Without insurance however, mortgage arrears can lead to the property being repossessed in the worst case scenario. This does not automatically happen but if threatened with action, advice must immediately be sought. For many more people though, the result of having temporary financial difficulties can be that they are given a bad credit rating which can affect their ability to borrow money far into the future. This can mean having problems getting a mortgage or a re-mortgage, often regardless of their current financial situation. Some lenders may automatically reject an application to borrow money from someone with a poor credit rating. The rejection itself may then in turn be recorded as part of the credit rating which can then make it even more difficult to secure a loan or a mortgage.

However, fair deals on mortgages and re-mortgages are available for those with a history of credit problems but it is a good idea to approach a specialist mortgage provider to avoid damaging a credit rating any further.

Mortgages Following Personal Bankruptcy

Personal bankruptcy can be declared when it is not possible to stay in control of personal debt. It is often a last resort when all other options have been ruled out and it involves the assets and possessions (with some exceptions) of the debtor being converted into cash where possible.

They become property of the Official Receiver in Bankruptcy who is then legally responsible for using the money to pay off any creditors as far as possible.

Bankruptcy does enable the debtor to make a fresh start once the bankruptcy has been discharged but there are restrictions while the order is force and the fact that has been a past bankruptcy will always remain on record.

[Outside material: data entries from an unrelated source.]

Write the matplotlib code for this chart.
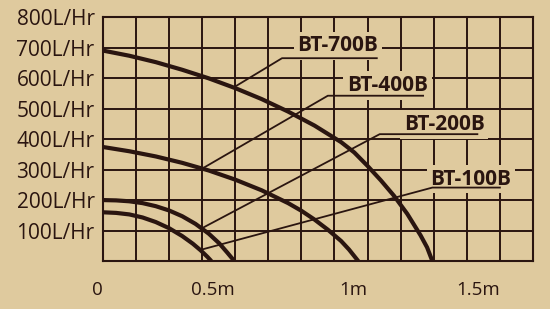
import numpy as np
import matplotlib
matplotlib.use('Agg')
import matplotlib.pyplot as plt

# Pump curves: head (m) vs flow (L/Hr)
bt700_head = [0, 0.1, 0.2, 0.3, 0.4, 0.5, 0.6, 0.7, 0.8, 0.9, 0.95, 1.0, 1.05, 1.1, 1.15, 1.2, 1.225, 1.245]
bt700_flow = [690, 673, 652, 627, 599, 567, 531, 490, 444, 390, 356, 312, 265, 214, 155, 85, 45, 0]

bt400_head = [0, 0.1, 0.2, 0.3, 0.4, 0.5, 0.6, 0.7, 0.75, 0.8, 0.85, 0.9, 0.93, 0.965]
bt400_flow = [374, 360, 343, 322, 297, 267, 232, 190, 165, 136, 103, 66, 38, 0]

bt200_head = [0, 0.05, 0.1, 0.15, 0.2, 0.25, 0.3, 0.35, 0.4, 0.44, 0.47, 0.497]
bt200_flow = [200, 199, 196, 190, 180, 166, 147, 122, 90, 58, 28, 0]

bt100_head = [0, 0.05, 0.1, 0.15, 0.2, 0.25, 0.3, 0.34, 0.37, 0.395, 0.41]
bt100_flow = [160, 158, 153, 143, 128, 108, 82, 57, 35, 14, 0]

# leader lines (curve point -> elbow -> end of underline)
lead700_x = [0.494, 0.677, 1.035]
lead700_y = [569, 665, 665]
lead400_x = [0.375, 0.85, 1.21]
lead400_y = [303, 542, 542]
lead200_x = [0.375, 1.046, 1.415]
lead200_y = [108, 416, 416]
lead100_x = [0.37, 1.245, 1.5]
lead100_y = [37, 241, 241]

labels = ['BT-700B', 'BT-400B', 'BT-200B', 'BT-100B']
label_x = [0.888, 1.076, 1.29, 1.39]
label_y = [687, 557, 429, 251]

x_tick_vals = [0, 0.5, 1.0, 1.5]
x_tick_text = ['0', '0.5m', '1m', '1.5m']
y_tick_vals = [100, 200, 300, 400, 500, 600, 700, 800]
y_tick_text = ['100L/Hr', '200L/Hr', '300L/Hr', '400L/Hr', '500L/Hr', '600L/Hr', '700L/Hr', '800L/Hr']

bg = '#dfca9e'
ink = '#2a1510'

plt.rcParams['font.family'] = ['Open Sans', 'DejaVu Sans']

fig = plt.figure(figsize=(5.5, 3.09), dpi=100, facecolor=bg)
ax = fig.add_axes([0.187, 0.155, 0.782, 0.79])
ax.set_facecolor(bg)

# grid
ax.set_xlim(0, 1.625)
ax.set_ylim(0, 800)
ax.set_xticks(np.arange(0, 1.626, 0.125), minor=True)
ax.set_xticks(x_tick_vals)
ax.set_xticklabels(x_tick_text, fontsize=13.5, color=ink)
ax.set_yticks(y_tick_vals)
ax.set_yticklabels(y_tick_text, fontsize=15, color=ink)
for lab in ax.get_xticklabels():
    lab.set_ha('right')
ax.tick_params(axis='both', which='both', length=0)
ax.tick_params(axis='x', pad=14)
ax.tick_params(axis='y', pad=6)
ax.grid(True, which='both', color=ink, lw=1.4)
ax.set_axisbelow(True)
for s in ax.spines.values():
    s.set_color(ink)
    s.set_linewidth(1.5)

# curves
for hx, fy in [(bt700_head, bt700_flow), (bt400_head, bt400_flow),
               (bt200_head, bt200_flow), (bt100_head, bt100_flow)]:
    ax.plot(hx, fy, color=ink, lw=3.0, solid_capstyle='butt',
            solid_joinstyle='round', zorder=3)

# labels with leaders
for t, lx, ly in zip(labels, label_x, label_y):
    ax.text(lx, ly, t, fontsize=15, fontweight='bold', color=ink,
            ha='center', va='baseline', zorder=4,
            bbox=dict(boxstyle='square,pad=0.18', fc=bg, ec='none'))
for lx, ly in [(lead700_x, lead700_y), (lead400_x, lead400_y),
               (lead200_x, lead200_y), (lead100_x, lead100_y)]:
    ax.plot(lx, ly, color=ink, lw=1.3, zorder=5)

fig.savefig('out.png', dpi=100, facecolor=bg)
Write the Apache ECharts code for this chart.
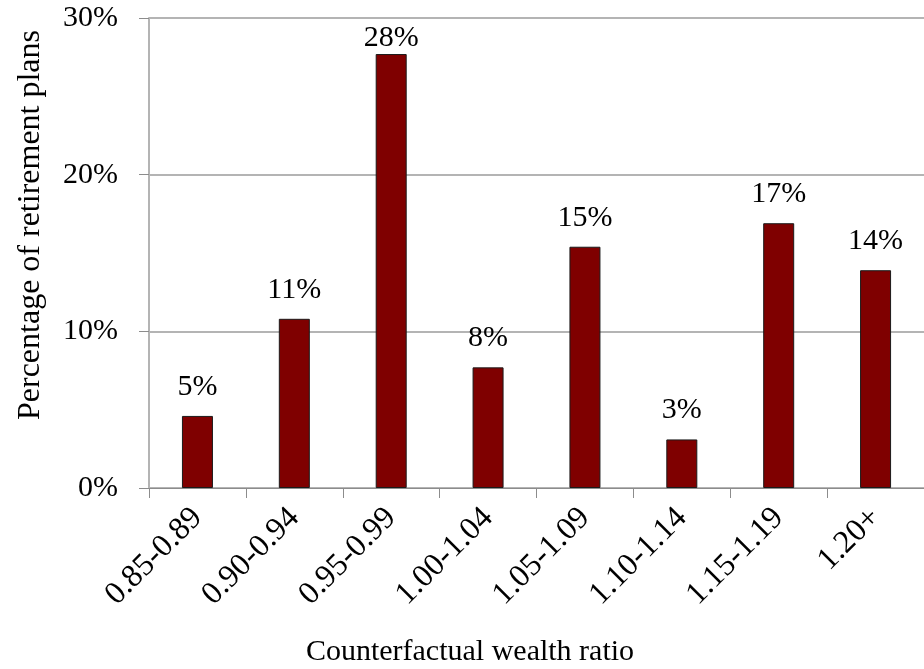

A property owned by a bankrupt will probably have to be sold and this could be enforced by a Court Order. However, if it is owned in joint names, their partner could offer to buy the bankrupt’s share of the property from the Official Receiver. If there is a partner or dependents living in the property, twelve months’ grace will be allowed for alternative accommodation to be arranged.

It could be easy for some lenders to take advantage of borrowers with past bankruptcies because they know that the loan options are limited. Sometimes these lenders will charge high fees, extensive pre-payment penalties on the home or ask for a fee upfront to “process” the loan.